The dominant agricultural practise is shifting slash-and-burn agriculture in fallows two to three years old. Despite the abundance of land, farming techniques remain traditional and subsistence-level, focused on peanuts, maize, cassava, plantain, and macabo, making productivity and income levels very low. Alongside this, there is cash-cropping of cocoa, coffee, and palm oil. A poor road network limits the sale and marketing of these crops to improve the income of producers.

Fruit production involves papaya, lemon, oranges, safouts, mangoes (and foraging for wild mangoes), various colas, djansang, and production of palm wine.

Animal-breeding is not widely practiced; anima rearing remains traditional and mostly subsistence-level. The species raised are hens, pigs, goats, and sheep, which generally roam freely.

===Hunting and fishing===
Notwithstanding legal restrictions and the presence of checkpoints for flora and fauna, hunting game for sale by means of traps, firearms, spears and dogs is common, with targets including deer, pangolins, monkeys, wild boar, and hares, some of which are endangered.

Most of the rivers are full of fish and the local population practice traditional, subsistence-level fishing for species such as catfish, tilapia, carps, crabs, Nile perch and tachetés. For commercial fishing, the Nyong River is the main site, and the population along the river derives diverse sources of income from it. Fishing takes place year-round and techniques used include nets, dams, traps, and line-fishing.

===Logging and production===
Manufacture focuses on craft production in carpentry, sewing, basketry, and manufacturing rattan and raffia bamboo furniture. The demand for handicrafts is high but production is low due to the small number of craftsmen.

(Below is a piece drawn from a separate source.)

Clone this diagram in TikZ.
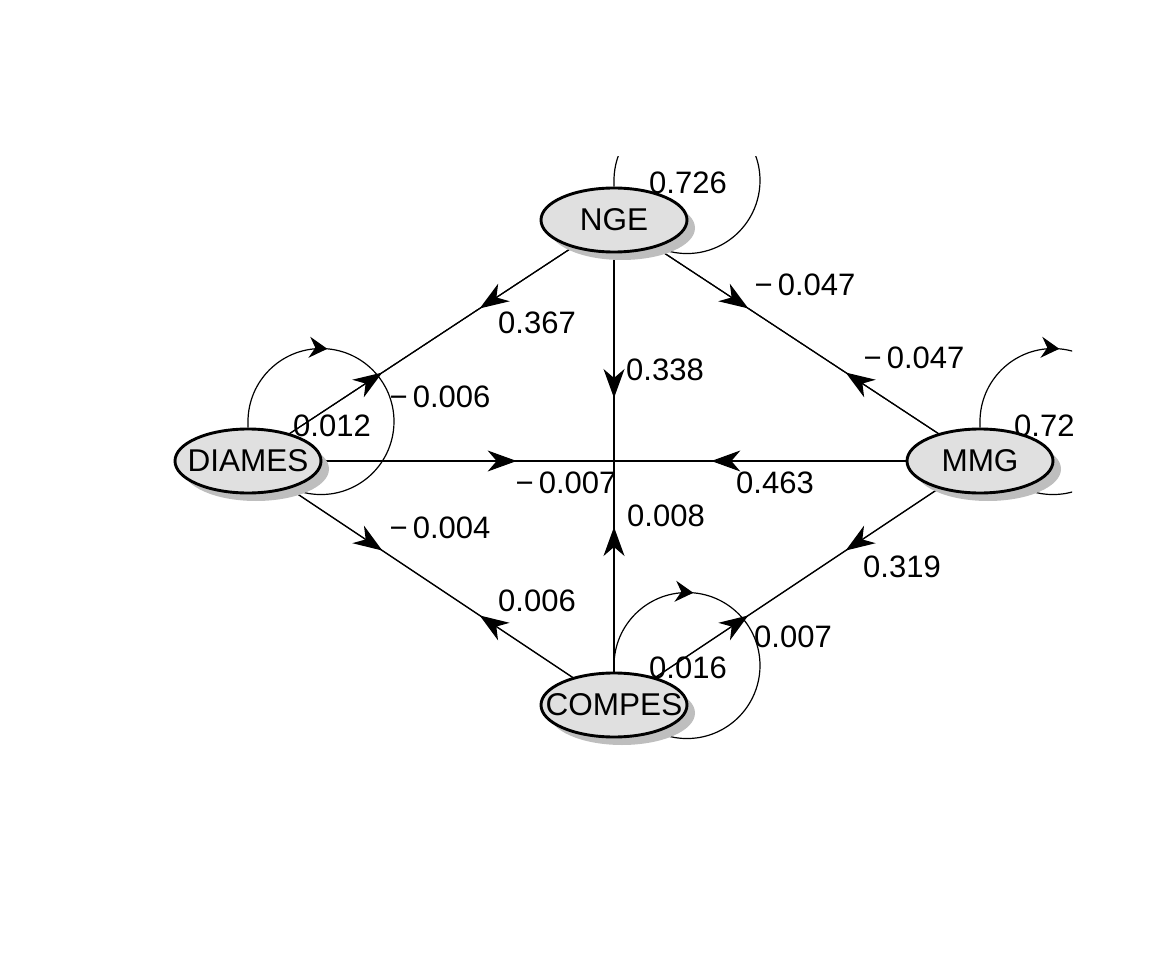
\documentclass[tikz,border=0pt]{standalone}
\usepackage{fontspec}
\setmainfont{Liberation Sans}
\usetikzlibrary{arrows.meta,decorations.markings,shadows,shapes.geometric}
\pgfdeclarelayer{bg}
\pgfsetlayers{bg,main}
\definecolor{nodefill}{RGB}{224,224,224}
\definecolor{shadowgray}{RGB}{190,190,190}
\newcommand{\mns}{\char"2212\,}
\newcommand{\ntext}[1]{\makebox[0pt]{#1}}
\begin{document}
\begin{tikzpicture}[x=1pt,y=-1pt,
  var/.style={ellipse, draw, line width=2.9pt, fill=nodefill, minimum width=146pt, minimum height=64pt, inner sep=0pt,
    font=\fontsize{31.5}{31.5}\selectfont,
    drop shadow={shadow xshift=8pt, shadow yshift=-8pt, fill=shadowgray, opacity=1}},
  dir/.style={line width=1.2pt,
    decoration={markings, mark=at position 0.367 with {\arrow{Stealth[length=29pt,width=21pt,inset=9pt]}}},
    postaction={decorate}},
  selfloop/.style={line width=1.2pt,
    decoration={markings, mark=at position 127pt with {\arrow{Stealth[length=18pt,width=21pt,inset=6pt]}}},
    postaction={decorate}},
  lab/.style={font=\fontsize{31}{31}\selectfont, inner sep=0pt, anchor=center}
]
\useasboundingbox (0,0) rectangle (1152,960);

\node[var] (NGE) at (614,220) {\ntext{NGE}};
\node[var] (DIAMES) at (248,461) {\ntext{DIAMES}};
\node[var] (MMG) at (980,461) {\ntext{MMG}};
\node[var] (COMPES) at (614,705) {\ntext{COMPES}};

\begin{pgfonlayer}{bg}
\begin{scope}
\clip (80,157) rectangle (1072,803);
% directed edges (center to center, covered by the nodes)
\draw[dir] (NGE.center) -- (DIAMES.center);
\draw[dir] (DIAMES.center) -- (NGE.center);
\draw[dir] (NGE.center) -- (MMG.center);
\draw[dir] (MMG.center) -- (NGE.center);
\draw[dir] (NGE.center) -- (COMPES.center);
\draw[dir] (COMPES.center) -- (NGE.center);
\draw[dir] (DIAMES.center) -- (MMG.center);
\draw[dir] (MMG.center) -- (DIAMES.center);
\draw[dir] (DIAMES.center) -- (COMPES.center);
\draw[dir] (COMPES.center) -- (DIAMES.center);
\draw[dir] (MMG.center) -- (COMPES.center);
\draw[dir] (COMPES.center) -- (MMG.center);
% self loops
\draw[selfloop] (NGE.north) -- ++(0,-6) arc[start angle=180, end angle=470, radius=73];
\draw[selfloop] (DIAMES.north) -- ++(0,-6) arc[start angle=180, end angle=470, radius=73];
\draw[selfloop] (MMG.north) -- ++(0,-6) arc[start angle=180, end angle=470, radius=73];
\draw[selfloop] (COMPES.north) -- ++(0,-6) arc[start angle=180, end angle=470, radius=73];
\end{scope}
\end{pgfonlayer}

\begin{scope}
\clip (80,157) rectangle (1072,803);
\node[lab] (lNGE) at (688,183) {0.726};
\node[lab] (lDIAMES) at (332,426) {0.012};
\node[lab] (lMMG) at (1053,426) {0.726};
\node[lab] (lCOMPES) at (688,668) {0.016};
\node[lab] (lND) at (537,323) {0.367};
\node[lab] (lDN) at (440,397) {\mns0.006};
\node[lab] (lNM) at (805,285) {\mns0.047};
\node[lab] (lMN) at (914,358) {\mns0.047};
\node[lab] (lNC) at (665,370) {0.338};
\node[lab] (lCN) at (666,516) {0.008};
\node[lab] (lDM) at (566,483) {\mns0.007};
\node[lab] (lMD) at (775,483) {0.463};
\node[lab] (lDC) at (440,528) {\mns0.004};
\node[lab] (lCD) at (537,601) {0.006};
\node[lab] (lMC) at (902,567) {0.319};
\node[lab] (lCM) at (793,637) {0.007};
\end{scope}
\end{tikzpicture}
\end{document}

Itinerant logging, licensed and unlicensed, is carried out.

There is processing of cassava and maize into flour.

==Infrastructure==

===Energy===

The town of Messamena was not, as of 2012, supplied by the AES / SONEL high-voltage electrical network, but the town did have two generators. Rural electrification had not yet begun. The majority of communities in Messamena still use petroleum-based storm lamps for illumination; some rely on firewood.

===Water supply===

As of 2012, 10% of the population of the commune formally had access to potable water, others relying on riverwater or other resources. The municipality did not have a local CDE distribution network and as of about 2012, the SCANWATER network was not operational. The commune had 74 state-supported wells and boreholes, some of which were fitted with human-powered pumps.

===Transport===
The town of Messamena has a road network consisting of 40 km of unmetalled roads, connecting to the national Yaoundé-Bertoua road, route 10. As of 2012, the commune overall had 878 km of official roads, with further road- and bridge-building underway.

===Telecommunications===

Telephone landlines have not been installed in the commune, but radio and television is available, along with extensive mobile phone coverage via MTN and Orange.